CNN Training and Evaluation

Setup

Please reference the main README for instructions to download our processed DDSM data. For data processing details, please see our papers.

To reproduce the numbers reported in our papers, you will need to use the download-pretrained.sh script to download our pretrained models:

./download-pretrained.sh

The pretrained model checkpoints will be downloaded to the pretrained directory.

Usage

Training

We trained 2-class (no cancer / cancer) models for our SPIE paper, and 3-class models (no cancer / benign / cancer) for our HDSR paper.

The train_2class.py and train_3class.py training scripts use Munch config files for starting and resuming training runs. An initial config file is used to start a run, and an updated config file is written to the run's log directory every time a checkpoint is written. The updated config file contains all the parameters required to resume the run from the last checkpoint.

Please see the config directory for the reference configurations we used. For example, the following command trains an AlexNet for (no cancer / cancer) classification:

python train.py config/alexnet_2class.yml

The following command trains a 3-class ResNet-152 for (no cancer / benign / cancer) classification:

python train_3class.py config/resnet152_3class.yml

The logs_dir parameter specifies the root log directory, which defaults to logs. Each run will create a new log directory inside logs_dir for storing both TensorBoard log files for visualization and Munch config files for resuming the run. Similarly, the checkpoints_dir parameter specifies the root checkpoint directory, which defaults to checkpoints. Each run creates a new checkpoint directory for storing model checkpoints. It may be appropriate to point checkpoints_dir to a location with more storage capacity.

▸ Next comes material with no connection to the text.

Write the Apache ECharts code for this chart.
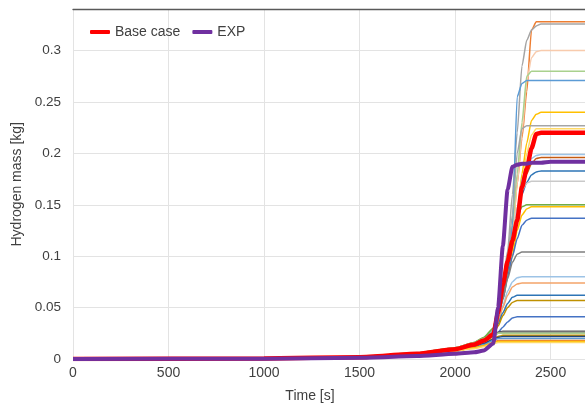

To resume a training run from the latest checkpoint, simply pass in the config file from the log directory for that run. For example:

python train_2class.py logs/run_dir/config.yml

You may also modify the resume parameter to resume from an earlier checkpoint. Note that no config file will be written to the run's log directory until the first model checkpoint is written.

Monitoring

The training script periodically logs loss, accuracy, and AUC for visualization in TensorBoard. To start TensorBoard, point it at the root log directory:

tensorboard --logdir logs/

Then navigate to localhost:6006 in your web browser.

Evaluation

Please see the plot_roc_curve.ipynb notebook for code to compute AUCs and plot ROC curves for trained models. First start a Jupyter notebook in the current directory:

jupyter notebook

Then open the plot_roc_curve.ipynb notebook. To evaluate the model from a specific run, you will need to modify config_path to point at the config file in the run's log directory. You will also need to specify epoch to indicate which checkpoint epoch to evaluate.

We provide the models used in our paper along with the corresponding config files, which you can download using the download-pretrained.sh script. You can uncomment the corresponding lines in the notebook to evaluate those models.

Additional Notes

  • Our models were all trained on 227x227 input images using torchvision 0.1.9. This commit, incorporated into torchvision 0.2.0, requires ResNet inputs to be 224x224, so newer versions of torchvision are not compatible with our pretrained models. To reproduce our reported numbers, please use torchvision 0.1.9 and 227x227 input images.
  • Due to a bug in torchvision's inception_v3 that was still present as of version 0.1.9, we include our own copy of inception_v3 in inception.py with the bug fixed.